Un autre contre-coup des événemens récens est le revirement qui s’opère en faveur du duc de Choiseul. Huit jours après la nomination de Ségur, le duc s’établit à Versailles, où il tient « un (Hat splendide, » où toute une petite cour gravite autour de lui. La Reine le reçoit fréquemment, recherche sa conversation d’une manière ostensible. Le Roi lui-même est presque désarmé. A l’un des « grands couverts » qui suivent l’arrivée du duc à la Cour, Louis XVI, pour la première fois de sa vie, lui fait un accueil fort gracieux, lui donne place « derrière son fauteuil, » lui adresse, de bonne grâce, la parole à plusieurs reprises[1]. Quelques semaines plus tard, Ségur, en constituant ce Conseil de la guerre qui fut une des innovations heureuses de son long ministère[2], y fait entrer des hommes tenus de longue date à l’écart : « Il le peuple, écrit un gazetier, des anciens amis de Choiseul. » Tous ces faits, remarqués, commentés à la Cour, font augurer que la rentrée aux affaires de l’ancien ministre est une des éventualités que tient en réserve l’avenir. Aussi déjà Choiseul voit-il voler vers lui des dévouemens et des hommages dont, depuis de nombreuses années, il avait perdu l’habitude.
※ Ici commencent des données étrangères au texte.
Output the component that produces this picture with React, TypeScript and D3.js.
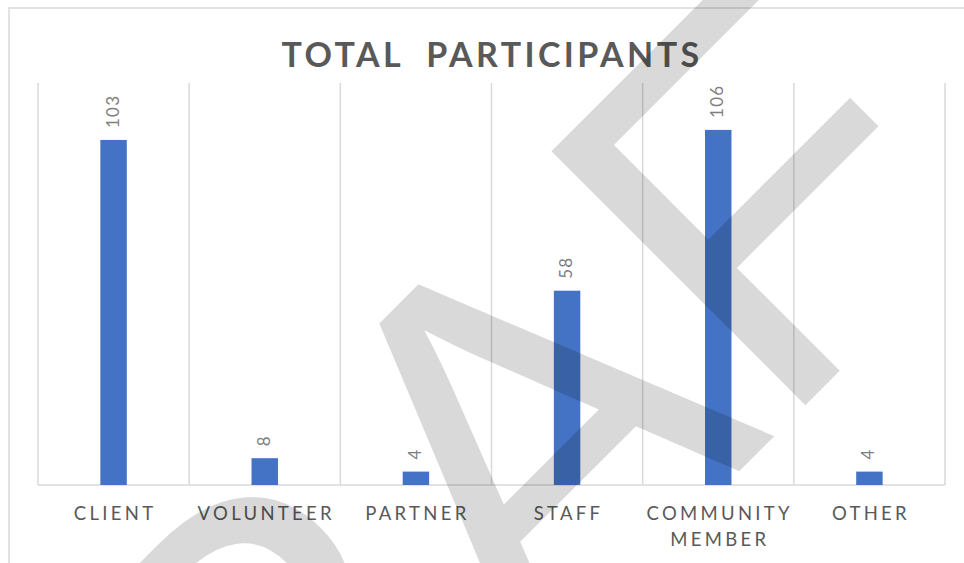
import React from "react";
import * as d3 from "d3";

const categories = ["CLIENT", "VOLUNTEER", "PARTNER", "STAFF", "COMMUNITY MEMBER", "OTHER"];
const categoryLines = [["CLIENT"], ["VOLUNTEER"], ["PARTNER"], ["STAFF"], ["COMMUNITY", "MEMBER"], ["OTHER"]];
const values = [103, 8, 4, 58, 106, 4];
const yDomain = [0, 120];
const title = "TOTAL  PARTICIPANTS";
const watermark = "DRAFT";

const W = 964;
const H = 563;
const plot = { left: 38, right: 945, top: 83, bottom: 485 };

export default function App() {
  const x = d3.scaleBand<string>().domain(categories).range([plot.left, plot.right]).paddingInner(0).paddingOuter(0);
  const y = d3.scaleLinear().domain(yDomain).range([plot.bottom, plot.top]);
  const bw = x.bandwidth() * 0.175;
  const boundaries = categories.map((c) => x(c) as number).concat([plot.right]);
  const grid = "#d9d9d9";

  return (
    <svg width={W} height={H} style={{ position: "absolute", left: 0, top: 0, background: "#fff" }}>
      <rect x={0} y={0} width={W} height={H} fill="#fff" />
      <rect x={9} y={8} width={W + 20} height={H + 20} fill="none" stroke={grid} strokeWidth={1.5} />
      <text
        x={492}
        y={67}
        textAnchor="middle"
        fontFamily="Lato, 'Open Sans', sans-serif"
        fontWeight={700}
        fontSize={34}
        letterSpacing={3.4}
        fill="#595959"
        style={{ whiteSpace: "pre" }}
      >
        {title}
      </text>
      {boundaries.map((bx, i) => (
        <line key={i} x1={bx} x2={bx} y1={plot.top} y2={plot.bottom} stroke={grid} strokeWidth={1.5} />
      ))}
      <line x1={plot.left} x2={plot.right} y1={plot.bottom} y2={plot.bottom} stroke={grid} strokeWidth={1.5} />
      {categories.map((c, i) => {
        const cx = (x(c) as number) + x.bandwidth() / 2;
        return (
          <g key={c}>
            <rect x={cx - bw / 2} y={y(values[i])} width={bw} height={plot.bottom - y(values[i])} fill="#4472c4" />
            <text
              transform={`translate(${cx + 5},${y(values[i]) - 12}) rotate(-90)`}
              fontFamily="Lato, sans-serif"
              fontSize={17}
              letterSpacing={1.2}
              fill="#7f7f7f"
            >
              {values[i]}
            </text>
            {categoryLines[i].map((ln, j) => (
              <text
                key={j}
                x={cx + 1.5}
                y={520 + j * 26}
                textAnchor="middle"
                fontFamily="Lato, sans-serif"
                fontSize={18.5}
                letterSpacing={3.3}
                fill="#595959"
              >
                {ln}
              </text>
            ))}
          </g>
        );
      })}
      <text
        transform="rotate(-45)"
        x={-862}
        y={856}
        fontFamily="'Liberation Sans', Arial, sans-serif"
        fontSize={522}
        fill="#000"
        fillOpacity={0.15}
      >
        {watermark}
      </text>
    </svg>
  );
}
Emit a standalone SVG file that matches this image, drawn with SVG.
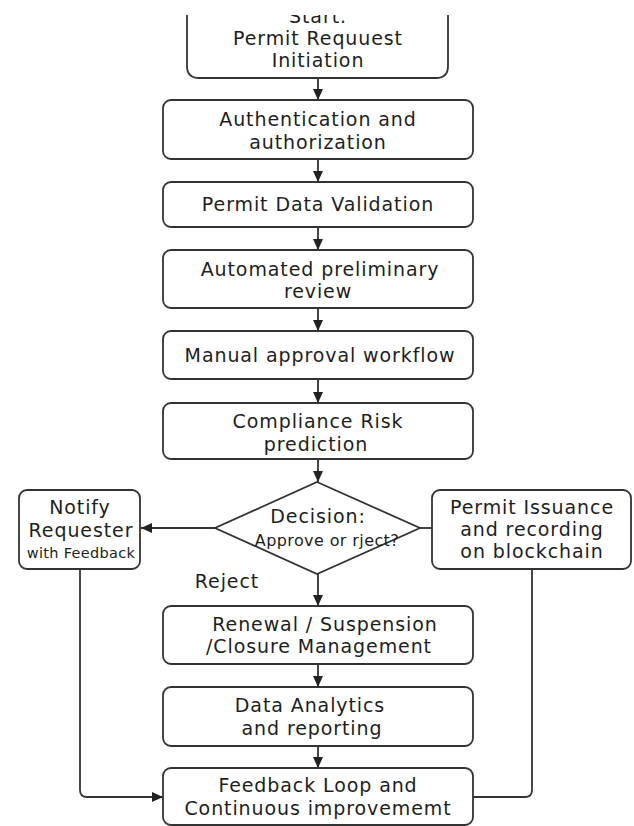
<svg xmlns="http://www.w3.org/2000/svg" width="634" height="826" viewBox="0 0 634 826">
<style>
  .box{fill:#fff;stroke:#333;stroke-width:1.8}
  .line{fill:none;stroke:#333;stroke-width:1.8}
  text{font-family:"DejaVu Sans","Liberation Sans",sans-serif;fill:#1e1e1e;text-anchor:middle;font-size:19px;letter-spacing:0.9px}
  .sm{font-size:14.5px;letter-spacing:0.3px}
  .dq{font-size:16px;letter-spacing:0.4px}
</style>
<defs>
  <marker id="ah" markerUnits="userSpaceOnUse" markerWidth="12" markerHeight="12" refX="11" refY="6" orient="auto">
    <path d="M0,1 L11,6 L0,11 z" fill="#222"/>
  </marker>
  <clipPath id="topclip"><rect x="0" y="15" width="634" height="811"/></clipPath>
</defs>
<rect width="634" height="826" fill="#fff"/>

<g id="connectors">
  <path class="line" d="M318,78 V100" marker-end="url(#ah)"/>
  <path class="line" d="M318,159 V182" marker-end="url(#ah)"/>
  <path class="line" d="M318,227 V250" marker-end="url(#ah)"/>
  <path class="line" d="M318,308 V331" marker-end="url(#ah)"/>
  <path class="line" d="M318,379 V403" marker-end="url(#ah)"/>
  <path class="line" d="M318,459 V482" marker-end="url(#ah)"/>
  <path class="line" d="M215,528 H141" marker-end="url(#ah)"/>
  <path class="line" d="M420,528 H432"/>
  <path class="line" d="M318,574 V606" marker-end="url(#ah)"/>
  <path class="line" d="M318,664 V687" marker-end="url(#ah)"/>
  <path class="line" d="M318,746 V768" marker-end="url(#ah)"/>
  <path class="line" d="M80,569 V790 Q80,797 87,797 H163" marker-end="url(#ah)"/>
  <path class="line" d="M532,569 V790 Q532,797 525,797 H473"/>
</g>

<g id="start" clip-path="url(#topclip)">
  <path class="box" d="M187,0 V66 Q187,78 199,78 H436 Q448,78 448,66 V0 Z"/>
  <text x="318" y="23">Start.</text>
  <text x="318" y="45">Permit Requuest</text>
  <text x="318" y="67">Initiation</text>
</g>

<g id="auth">
  <rect class="box" x="163" y="100" width="310" height="59" rx="8"/>
  <text x="318" y="126">Authentication and</text>
  <text x="318" y="149">authorization</text>
</g>

<g id="validation">
  <rect class="box" x="163" y="182" width="310" height="45" rx="8"/>
  <text x="318" y="211">Permit Data Validation</text>
</g>

<g id="automated">
  <rect class="box" x="163" y="250" width="310" height="58" rx="8"/>
  <text x="320" y="276">Automated preliminary</text>
  <text x="318" y="298">review</text>
</g>

<g id="manual">
  <rect class="box" x="163" y="331" width="310" height="48" rx="8"/>
  <text x="320" y="362">Manual approval workflow</text>
</g>

<g id="compliance">
  <rect class="box" x="163" y="403" width="310" height="56" rx="8"/>
  <text x="318" y="428">Compliance Risk</text>
  <text x="316" y="451">prediction</text>
</g>

<g id="decision">
  <path class="box" d="M317,482 L420,528 L317,574 L215,528 Z"/>
  <text x="318" y="523">Decision:</text>
  <text class="dq" x="327" y="546">Approve or rject?</text>
</g>

<g id="notify">
  <rect class="box" x="19" y="490" width="121" height="79" rx="8"/>
  <text x="80" y="514">Notify</text>
  <text x="81" y="537">Requester</text>
  <text class="sm" x="81" y="558">with Feedback</text>
</g>

<g id="issuance">
  <rect class="box" x="432" y="490" width="199" height="79" rx="8"/>
  <text x="532" y="514">Permit Issuance</text>
  <text x="532" y="536">and recording</text>
  <text x="532" y="558">on blockchain</text>
</g>

<text id="reject-label" x="227" y="588">Reject</text>

<g id="renewal">
  <rect class="box" x="163" y="606" width="310" height="58" rx="8"/>
  <text x="325" y="631">Renewal / Suspension</text>
  <text x="319" y="653">/Closure Management</text>
</g>

<g id="analytics">
  <rect class="box" x="163" y="687" width="310" height="59" rx="8"/>
  <text x="310" y="712">Data Analytics</text>
  <text x="312" y="735">and reporting</text>
</g>

<g id="feedback">
  <rect class="box" x="163" y="768" width="310" height="57" rx="8"/>
  <text x="318" y="792">Feedback Loop and</text>
  <text x="318" y="815">Continuous improvememt</text>
</g>
</svg>
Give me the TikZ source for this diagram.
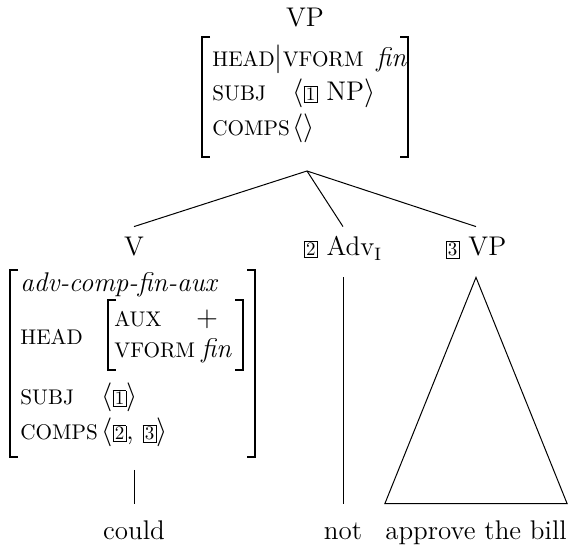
\documentclass[tikz,border=0pt]{standalone}
\newcommand{\tg}[1]{{\setlength{\fboxsep}{0.7pt}\setlength{\fboxrule}{0.4pt}\fbox{\fontsize{9.5}{10}\selectfont #1}}}
\newcommand{\fsc}[1]{{\fontsize{10.6}{12}\selectfont\MakeUppercase{#1}}}
\tikzset{
 every node/.style={font=\fontsize{13.5}{16}\selectfont, inner sep=0pt},
 txt/.style={anchor=base west},
 lbl/.style={anchor=base, text height=9.5pt, text depth=5.5pt, inner ysep=5pt, inner xsep=0pt},
 word/.style={anchor=base, text height=10pt, inner ysep=8pt, inner xsep=0pt},
 edge/.style={line width=0.5pt},
 brk/.style={line width=0.7pt},
}
\begin{document}
\begin{tikzpicture}[x=0.5pt,y=-0.5pt]
\useasboundingbox (0,0) rectangle (569,549);
% top VP with AVM
\node[anchor=base] (vp) at (305,27) {VP};
\draw[brk] (210,37) -- (202,37) -- (202,157) -- (210,157);
\draw[brk] (400,37) -- (408,37) -- (408,157) -- (400,157);
\node[txt] (th) at (212,67) {\fsc{head}$|$\fsc{vform}};
\node[txt] (thv) at (376,67) {\textit{fin}};
\node[txt] (ts) at (212,101) {\fsc{subj}};
\node[txt] (tsv) at (292,101) {$\langle$\tg{1} NP$\rangle$};
\node[txt] (tc) at (212,136) {\fsc{comps}};
\node[txt] (tcv) at (292,136) {$\langle\rangle$};
\coordinate (br) at (307,171);
% V with AVM
\node[lbl] (v) at (134,256) {V};
\draw[brk] (18,270) -- (10,270) -- (10,457) -- (18,457);
\draw[brk] (247,270) -- (255,270) -- (255,457) -- (247,457);
\node[txt] (vt) at (20,292) {\textit{adv-comp-fin-aux}};
\node[txt] (vh) at (20,345) {\fsc{head}};
\draw[brk] (116,300) -- (108,300) -- (108,370) -- (116,370);
\draw[brk] (235,300) -- (243,300) -- (243,370) -- (235,370);
\node[txt] (va) at (114,327) {\fsc{aux}};
\node[anchor=base] (vav) at (207,327) {$+$};
\node[txt] (vf) at (114,358) {\fsc{vform}};
\node[txt] (vfv) at (201,358) {\textit{fin}};
\node[txt] (vs) at (20,405) {\fsc{subj}};
\node[txt] (vsv) at (101,405) {$\langle$\tg{1}$\rangle$};
\node[txt] (vc) at (20,440) {\fsc{comps}};
\node[txt] (vcv) at (101,440) {$\langle$\tg{2}, \tg{3}$\rangle$};
\coordinate (vbot) at (134,470);
% other daughters
\node[lbl] (adv) at (343,256) {\tg{2} Adv$_{\mathrm{I}}$};
\node[lbl] (vp3) at (476,256) {\tg{3} VP};
% words
\node[word] (could) at (134,540) {could};
\node[word] (not) at (343,540) {not};
\node[word] (abill) at (476,540) {approve the bill};
% edges
\draw[edge] (br) -- (v.north);
\draw[edge] (br) -- (adv.north);
\draw[edge] (br) -- (vp3.north);
\draw[edge] (vbot) -- (could.north);
\draw[edge] (adv.south) -- (not.north);
\draw[edge] (vp3.south) -- (abill.north west) -- (abill.north east) -- cycle;
\end{tikzpicture}
\end{document}
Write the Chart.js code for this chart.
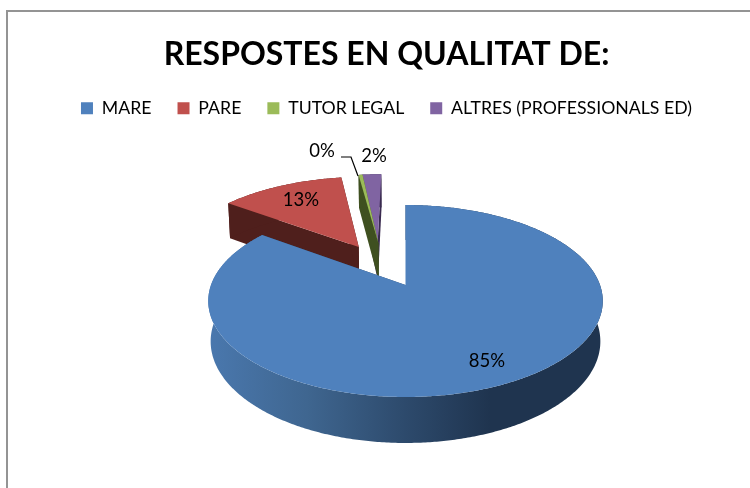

Toutes les causes qui précèdent paraissaient concourir à l’affermissement de Necker. Bien vu de Marie-Antoinette et de sa « société, » soutenu par le parti Choiseul, il a maintenant,

  1. Correspondance publiée par Lescure, janvier 1781.
  2. Le marquis de Ségur conserva le portefeuille de la Guerre jusqu’au 29 août 1787.